-- START SUPPLIED RECORDS --

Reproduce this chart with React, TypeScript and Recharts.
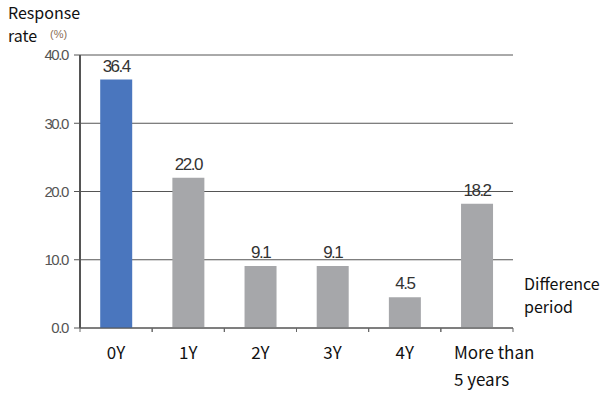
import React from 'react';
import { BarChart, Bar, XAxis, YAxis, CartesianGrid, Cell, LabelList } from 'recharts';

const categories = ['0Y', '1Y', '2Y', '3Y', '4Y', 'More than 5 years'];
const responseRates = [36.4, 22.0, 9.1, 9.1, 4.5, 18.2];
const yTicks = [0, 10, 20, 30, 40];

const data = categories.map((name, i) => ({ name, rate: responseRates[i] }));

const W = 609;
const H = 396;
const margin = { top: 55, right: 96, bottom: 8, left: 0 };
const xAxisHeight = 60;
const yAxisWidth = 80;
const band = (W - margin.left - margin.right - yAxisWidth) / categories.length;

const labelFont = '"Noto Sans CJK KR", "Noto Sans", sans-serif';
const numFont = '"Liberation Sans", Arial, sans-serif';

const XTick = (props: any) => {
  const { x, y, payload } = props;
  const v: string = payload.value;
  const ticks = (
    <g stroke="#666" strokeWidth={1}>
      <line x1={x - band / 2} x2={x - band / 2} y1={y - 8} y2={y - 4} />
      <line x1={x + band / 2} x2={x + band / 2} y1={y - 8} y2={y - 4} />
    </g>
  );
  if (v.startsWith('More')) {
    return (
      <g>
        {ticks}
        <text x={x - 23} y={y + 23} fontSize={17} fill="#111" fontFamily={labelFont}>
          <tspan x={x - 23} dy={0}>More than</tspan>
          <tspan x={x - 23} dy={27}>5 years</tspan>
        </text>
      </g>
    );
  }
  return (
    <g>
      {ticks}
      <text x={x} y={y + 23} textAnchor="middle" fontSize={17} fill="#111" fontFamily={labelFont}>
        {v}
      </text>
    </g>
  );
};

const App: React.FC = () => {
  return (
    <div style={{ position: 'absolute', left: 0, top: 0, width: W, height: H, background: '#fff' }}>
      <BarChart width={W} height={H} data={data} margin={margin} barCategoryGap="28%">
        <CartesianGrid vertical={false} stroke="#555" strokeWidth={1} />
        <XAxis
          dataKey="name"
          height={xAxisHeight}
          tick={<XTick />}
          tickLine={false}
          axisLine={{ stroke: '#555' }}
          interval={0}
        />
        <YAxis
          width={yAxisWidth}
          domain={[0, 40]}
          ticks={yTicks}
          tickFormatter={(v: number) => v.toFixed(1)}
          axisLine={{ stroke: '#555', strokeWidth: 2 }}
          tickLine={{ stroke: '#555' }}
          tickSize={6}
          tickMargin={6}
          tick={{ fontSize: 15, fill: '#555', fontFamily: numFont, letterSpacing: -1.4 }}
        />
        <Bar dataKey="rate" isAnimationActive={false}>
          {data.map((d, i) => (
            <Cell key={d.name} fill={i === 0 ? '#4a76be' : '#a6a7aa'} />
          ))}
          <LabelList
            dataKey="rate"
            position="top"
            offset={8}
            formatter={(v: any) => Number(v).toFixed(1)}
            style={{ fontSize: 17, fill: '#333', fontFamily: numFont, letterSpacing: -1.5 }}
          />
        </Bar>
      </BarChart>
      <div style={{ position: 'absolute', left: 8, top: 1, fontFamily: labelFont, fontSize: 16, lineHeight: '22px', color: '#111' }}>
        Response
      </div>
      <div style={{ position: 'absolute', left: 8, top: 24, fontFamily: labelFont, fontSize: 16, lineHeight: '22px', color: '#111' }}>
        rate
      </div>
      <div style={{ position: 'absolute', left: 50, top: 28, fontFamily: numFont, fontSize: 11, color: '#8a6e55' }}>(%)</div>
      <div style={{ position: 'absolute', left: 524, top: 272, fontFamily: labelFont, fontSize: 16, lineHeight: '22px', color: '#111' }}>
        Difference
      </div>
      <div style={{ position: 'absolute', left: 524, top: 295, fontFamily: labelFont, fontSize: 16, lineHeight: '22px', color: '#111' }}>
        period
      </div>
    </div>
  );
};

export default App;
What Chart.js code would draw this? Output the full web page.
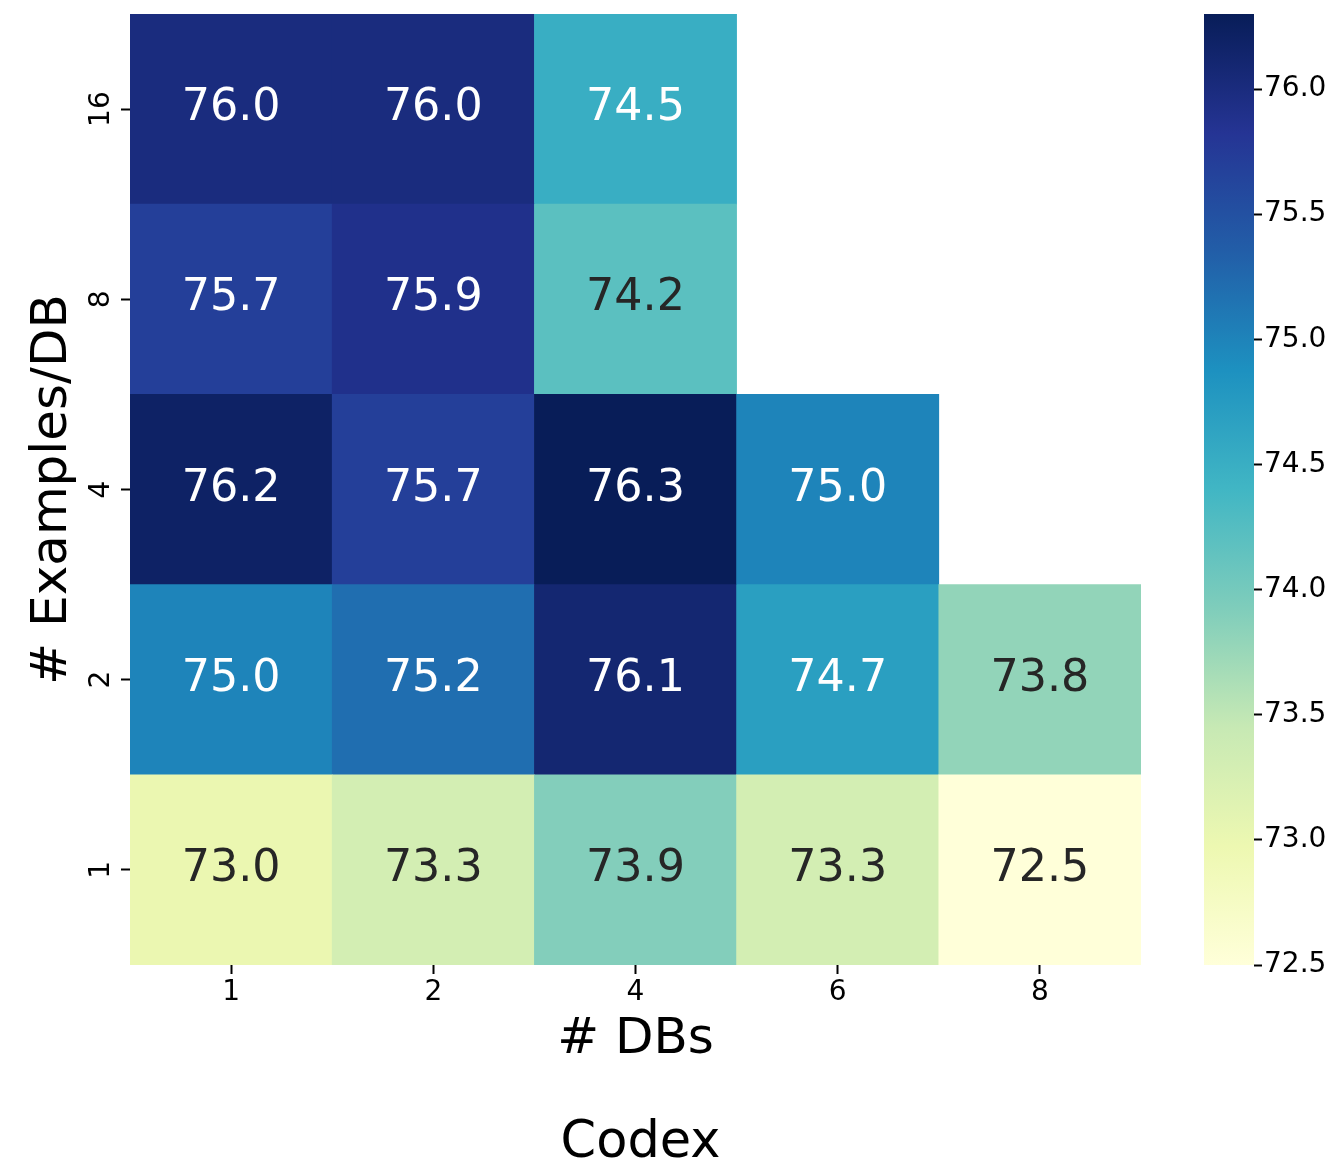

-- END SUPPLIED RECORDS --

WHAT IS BEING ASKED:
From start to finish, output the listing exactly, but omit its pictures.

RIGHT ANSWER:
Reproduce this chart with React, TypeScript and Recharts.
import React from 'react';
import { BarChart, Bar, XAxis, YAxis, CartesianGrid, Cell, LabelList } from 'recharts';

const categories = ['0Y', '1Y', '2Y', '3Y', '4Y', 'More than 5 years'];
const responseRates = [36.4, 22.0, 9.1, 9.1, 4.5, 18.2];
const yTicks = [0, 10, 20, 30, 40];

const data = categories.map((name, i) => ({ name, rate: responseRates[i] }));

const W = 609;
const H = 396;
const margin = { top: 55, right: 96, bottom: 8, left: 0 };
const xAxisHeight = 60;
const yAxisWidth = 80;
const band = (W - margin.left - margin.right - yAxisWidth) / categories.length;

const labelFont = '"Noto Sans CJK KR", "Noto Sans", sans-serif';
const numFont = '"Liberation Sans", Arial, sans-serif';

const XTick = (props: any) => {
  const { x, y, payload } = props;
  const v: string = payload.value;
  const ticks = (
    <g stroke="#666" strokeWidth={1}>
      <line x1={x - band / 2} x2={x - band / 2} y1={y - 8} y2={y - 4} />
      <line x1={x + band / 2} x2={x + band / 2} y1={y - 8} y2={y - 4} />
    </g>
  );
  if (v.startsWith('More')) {
    return (
      <g>
        {ticks}
        <text x={x - 23} y={y + 23} fontSize={17} fill="#111" fontFamily={labelFont}>
          <tspan x={x - 23} dy={0}>More than</tspan>
          <tspan x={x - 23} dy={27}>5 years</tspan>
        </text>
      </g>
    );
  }
  return (
    <g>
      {ticks}
      <text x={x} y={y + 23} textAnchor="middle" fontSize={17} fill="#111" fontFamily={labelFont}>
        {v}
      </text>
    </g>
  );
};

const App: React.FC = () => {
  return (
    <div style={{ position: 'absolute', left: 0, top: 0, width: W, height: H, background: '#fff' }}>
      <BarChart width={W} height={H} data={data} margin={margin} barCategoryGap="28%">
        <CartesianGrid vertical={false} stroke="#555" strokeWidth={1} />
        <XAxis
          dataKey="name"
          height={xAxisHeight}
          tick={<XTick />}
          tickLine={false}
          axisLine={{ stroke: '#555' }}
          interval={0}
        />
        <YAxis
          width={yAxisWidth}
          domain={[0, 40]}
          ticks={yTicks}
          tickFormatter={(v: number) => v.toFixed(1)}
          axisLine={{ stroke: '#555', strokeWidth: 2 }}
          tickLine={{ stroke: '#555' }}
          tickSize={6}
          tickMargin={6}
          tick={{ fontSize: 15, fill: '#555', fontFamily: numFont, letterSpacing: -1.4 }}
        />
        <Bar dataKey="rate" isAnimationActive={false}>
          {data.map((d, i) => (
            <Cell key={d.name} fill={i === 0 ? '#4a76be' : '#a6a7aa'} />
          ))}
          <LabelList
            dataKey="rate"
            position="top"
            offset={8}
            formatter={(v: any) => Number(v).toFixed(1)}
            style={{ fontSize: 17, fill: '#333', fontFamily: numFont, letterSpacing: -1.5 }}
          />
        </Bar>
      </BarChart>
      <div style={{ position: 'absolute', left: 8, top: 1, fontFamily: labelFont, fontSize: 16, lineHeight: '22px', color: '#111' }}>
        Response
      </div>
      <div style={{ position: 'absolute', left: 8, top: 24, fontFamily: labelFont, fontSize: 16, lineHeight: '22px', color: '#111' }}>
        rate
      </div>
      <div style={{ position: 'absolute', left: 50, top: 28, fontFamily: numFont, fontSize: 11, color: '#8a6e55' }}>(%)</div>
      <div style={{ position: 'absolute', left: 524, top: 272, fontFamily: labelFont, fontSize: 16, lineHeight: '22px', color: '#111' }}>
        Difference
      </div>
      <div style={{ position: 'absolute', left: 524, top: 295, fontFamily: labelFont, fontSize: 16, lineHeight: '22px', color: '#111' }}>
        period
      </div>
    </div>
  );
};

export default App;
What Chart.js code would draw this? Output the full web page.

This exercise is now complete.